→ STATED PROBLEM:
Take the listing from its first line through the line that contains "run_errors = [9.3, 8.3, 7.6, 7.0, 7.8, 6.6]" and please retype those lines exactly, leaving out the pictures.

[start]

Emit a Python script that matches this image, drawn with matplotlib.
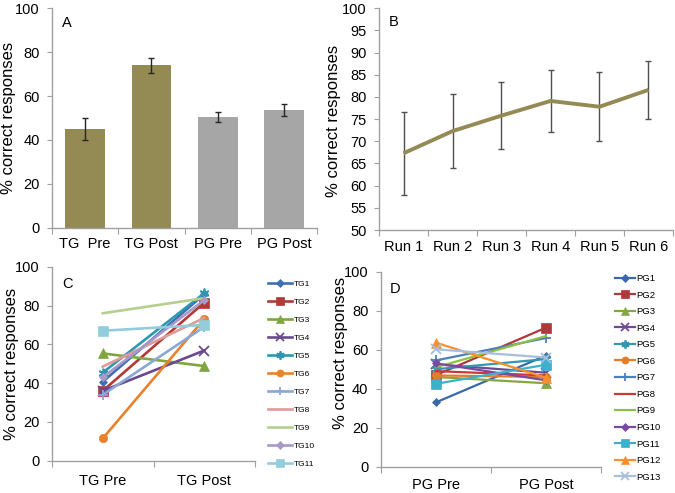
import matplotlib
matplotlib.use("Agg")
import matplotlib.pyplot as plt
import numpy as np

plt.rcParams['font.family'] = ['Liberation Sans', 'DejaVu Sans']

# ---- Panel A data ----
bar_labels = ["TG  Pre", "TG Post", "PG Pre", "PG Post"]
bar_values = [45.0, 74.0, 50.4, 53.8]
bar_errors = [5.2, 3.5, 2.4, 2.8]
bar_colors = ["#948A54", "#948A54", "#A6A6A6", "#A6A6A6"]

# ---- Panel B data ----
run_labels = ["Run 1", "Run 2", "Run 3", "Run 4", "Run 5", "Run 6"]
run_values = [67.3, 72.3, 75.8, 79.1, 77.8, 81.6]
run_errors = [9.3, 8.3, 7.6, 7.0, 7.8, 6.6]

# ---- Panel C data ----
tg_labels = ["TG Pre", "TG Post"]
tg_names = ["TG1", "TG2", "TG3", "TG4", "TG5", "TG6", "TG7", "TG8", "TG9", "TG10", "TG11"]
tg_pre = [40.7, 36.0, 55.3, 36.0, 45.4, 11.5, 34.0, 48.5, 76.0, 43.0, 67.0]
tg_post = [85.8, 81.5, 48.8, 56.8, 86.3, 73.0, 69.0, 73.6, 83.8, 82.8, 70.0]

# ---- Panel D data ----
pg_labels = ["PG Pre", "PG Post"]
pg_names = ["PG1", "PG2", "PG3", "PG4", "PG5", "PG6", "PG7", "PG8", "PG9",
            "PG10", "PG11", "PG12", "PG13"]
pg_pre = [33.0, 47.0, 46.0, 52.5, 50.0, 46.8, 54.5, 49.0, 51.0, 53.0, 42.5, 63.6, 60.2]
pg_post = [57.0, 71.3, 42.8, 48.2, 55.2, 46.0, 66.0, 46.8, 67.0, 44.3, 52.3, 45.6, 56.0]

# styles
tg_colors = ["#3F6FB2", "#B03A36", "#7FA640", "#6A4A8E", "#2E97B0", "#E8822E",
             "#8AA7D8", "#E09A98", "#B5CF8E", "#A999C8", "#92CDDC"]
pg_colors = ["#3A68A8", "#B0373A", "#83A843", "#6E4A94", "#3297AF", "#E07E2A",
             "#4C7EC0", "#C83A3A", "#8FC043", "#7A4AA0", "#3EB0CC", "#F7902C", "#A8BEDE"]
star = (6, 2, 0)
markers = ['D', 's', '^', 'x', star, 'o', '+', None, None, 'D', 's', '^', 'x']
msizes = [4.5, 6.5, 6.5, 7, 7, 6, 7, 0, 0, 4.5, 6.5, 6.5, 7]

W, H = 675, 493
fig = plt.figure(figsize=(W / 100, H / 100), dpi=100)

def px_axes(left, top, right, bottom):
    return fig.add_axes([left / W, 1 - bottom / H, (right - left) / W, (bottom - top) / H])

SPINE = "#A0A0A0"
TFS = 10.5   # tick label size
LFS = 12     # y label size

def style(ax, ncat, labels, ylim, yticks, ylab_x, ylab_y=0.5, xpad=7):
    for s in ["top", "right"]:
        ax.spines[s].set_visible(False)
    for s in ["left", "bottom"]:
        ax.spines[s].set_color(SPINE)
        ax.spines[s].set_linewidth(1.0)
    ax.set_xlim(-0.5, ncat - 0.5)
    ax.set_ylim(*ylim)
    ax.set_yticks(yticks)
    ax.tick_params(axis='y', length=3.5, color=SPINE, labelsize=TFS, pad=5.5)
    ax.set_xticks(np.arange(-0.5, ncat, 1.0))
    ax.set_xticklabels([])
    ax.tick_params(axis='x', which='major', length=4, color=SPINE)
    ax.set_xticks(np.arange(ncat), minor=True)
    ax.set_xticklabels(labels, minor=True)
    ax.tick_params(axis='x', which='minor', length=0, labelsize=TFS, pad=xpad)
    ax.set_ylabel("% correct responses", fontsize=LFS)
    ax.yaxis.set_label_coords(ylab_x, ylab_y)

# Panel A
axA = px_axes(52, 8.3, 317, 227.7)
xa = np.arange(len(bar_labels))
axA.bar(xa, bar_values, width=0.6, color=bar_colors, zorder=2)
axA.errorbar(xa, bar_values, yerr=bar_errors, fmt='none', ecolor='#262626',
             elinewidth=1, capsize=2.5, capthick=1, zorder=3)
style(axA, 4, bar_labels, (0, 100), range(0, 101, 20), (16 - 52) / 265)
axA.text(0.038, 0.965, "A", transform=axA.transAxes, fontsize=10.5, va='top')

# Panel B
axB = px_axes(379, 8.3, 673, 230)
xb = np.arange(len(run_labels))
axB.errorbar(xb, run_values, yerr=run_errors, fmt='none', ecolor='#505050',
             elinewidth=1, capsize=2.5, capthick=1, zorder=2)
axB.plot(xb, run_values, color='#948A54', lw=2.8, zorder=3, solid_capstyle='butt')
style(axB, 6, run_labels, (50, 100), range(50, 101, 5), (341 - 379) / 294, 0.49)
axB.text(0.034, 0.97, "B", transform=axB.transAxes, fontsize=10.5, va='top')

# Panel C
axC = px_axes(52, 266.7, 255, 460.7)
for i, nm in enumerate(tg_names):
    axC.plot([0, 1], [tg_pre[i], tg_post[i]], color=tg_colors[i], lw=1.9,
             marker=markers[i], markersize=msizes[i],
             markeredgewidth=1.3 if markers[i] in ('x', '+', star) else 0.5, label=nm)
style(axC, 2, tg_labels, (0, 100), range(0, 101, 20), (19 - 52) / 203, xpad=9.5)
axC.text(0.05, 0.945, "C", transform=axC.transAxes, fontsize=10.5, va='top')
axC.legend(loc='upper left', bbox_to_anchor=((268 - 52) / 203, (460.7 - 280) / 194),
           frameon=False, fontsize=6, handlelength=2.9, handletextpad=0.2,
           labelspacing=1.22, borderpad=0, borderaxespad=0, markerscale=0.85)

# Panel D
axD = px_axes(381, 271.7, 601, 466.7)
for i, nm in enumerate(pg_names):
    axD.plot([0, 1], [pg_pre[i], pg_post[i]], color=pg_colors[i], lw=1.6,
             marker=markers[i], markersize=msizes[i],
             markeredgewidth=1.3 if markers[i] in ('x', '+', star) else 0.5, label=nm)
style(axD, 2, pg_labels, (0, 100), range(0, 101, 20), (348 - 381) / 220, 0.585, xpad=8)
axD.text(0.041, 0.948, "D", transform=axD.transAxes, fontsize=10.5, va='top')
axD.legend(loc='upper left', bbox_to_anchor=((615 - 381) / 220, (466.7 - 274) / 195),
           frameon=False, fontsize=6.8, handlelength=2.1, handletextpad=0.2,
           labelspacing=0.8, borderpad=0, borderaxespad=0, markerscale=0.85)

fig.savefig("out.png", dpi=100)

[end]

→ EXERCISE ANSWER:
Emit a Python script that matches this image, drawn with matplotlib.
import matplotlib
matplotlib.use("Agg")
import matplotlib.pyplot as plt
import numpy as np

plt.rcParams['font.family'] = ['Liberation Sans', 'DejaVu Sans']

# ---- Panel A data ----
bar_labels = ["TG  Pre", "TG Post", "PG Pre", "PG Post"]
bar_values = [45.0, 74.0, 50.4, 53.8]
bar_errors = [5.2, 3.5, 2.4, 2.8]
bar_colors = ["#948A54", "#948A54", "#A6A6A6", "#A6A6A6"]

# ---- Panel B data ----
run_labels = ["Run 1", "Run 2", "Run 3", "Run 4", "Run 5", "Run 6"]
run_values = [67.3, 72.3, 75.8, 79.1, 77.8, 81.6]
run_errors = [9.3, 8.3, 7.6, 7.0, 7.8, 6.6]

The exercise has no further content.